Stress mixed polyhedral finite elements for two-scale elasticity models with relaxed symmetry

We consider two -scale stress mixed finite element elasticity models using H(div)-conforming tensor approximations for the stress variable, whilst displacement and rotation fields are introduced to impose divergence and symmetry constraints. The variables are searched in composite FE spaces based on polyhedral subdomains, formed by the conglomeration of local shape -regular micro partitions. The two -scale characteristic is expressed in terms of refined discretizations inside the subdomains versus coarser normal components of tensors over their boundaries (traction), with respect to mesh size, polynomial degree, or both. General error estimates are derived and stability is proved for five particular cases, associated with stable single -scale local tetrahedral space settings. Enhanced accuracy rates for displacement and super -convergent divergence of the stress can be obtained. Stress, rotation, and stress symmetry errors keep the same accuracy order determined by the traction discretization.
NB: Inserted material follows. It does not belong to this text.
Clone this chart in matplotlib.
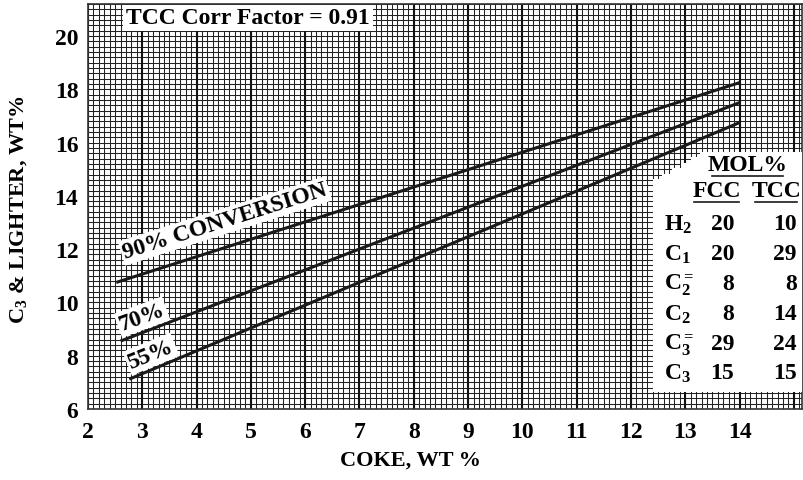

A static condensation procedure is designed for computational implementation. There is a global problem for primary variables at the coarser level, with a drastic reduction in the number of degrees of freedom, solving the traction variable and piecewise polyhedral rigid body motion components of the displacement. The fine details of the solution (secondary variables) are recovered by local Neumann problems in each polyhedron, the traction variable playing the role of boundary data. In this sense, the proposed formulation can be interpreted as an equivalent Multiscale Hybrid Mixed method, derived from a global -local characterization of the exact solution. A numerical example with known smooth solution is simulated to attest convergence properties of the method based on local BDFM divergence -compatible finite element pairs. Application to a problem with highly heterogeneous material is analyzed for robustness verification.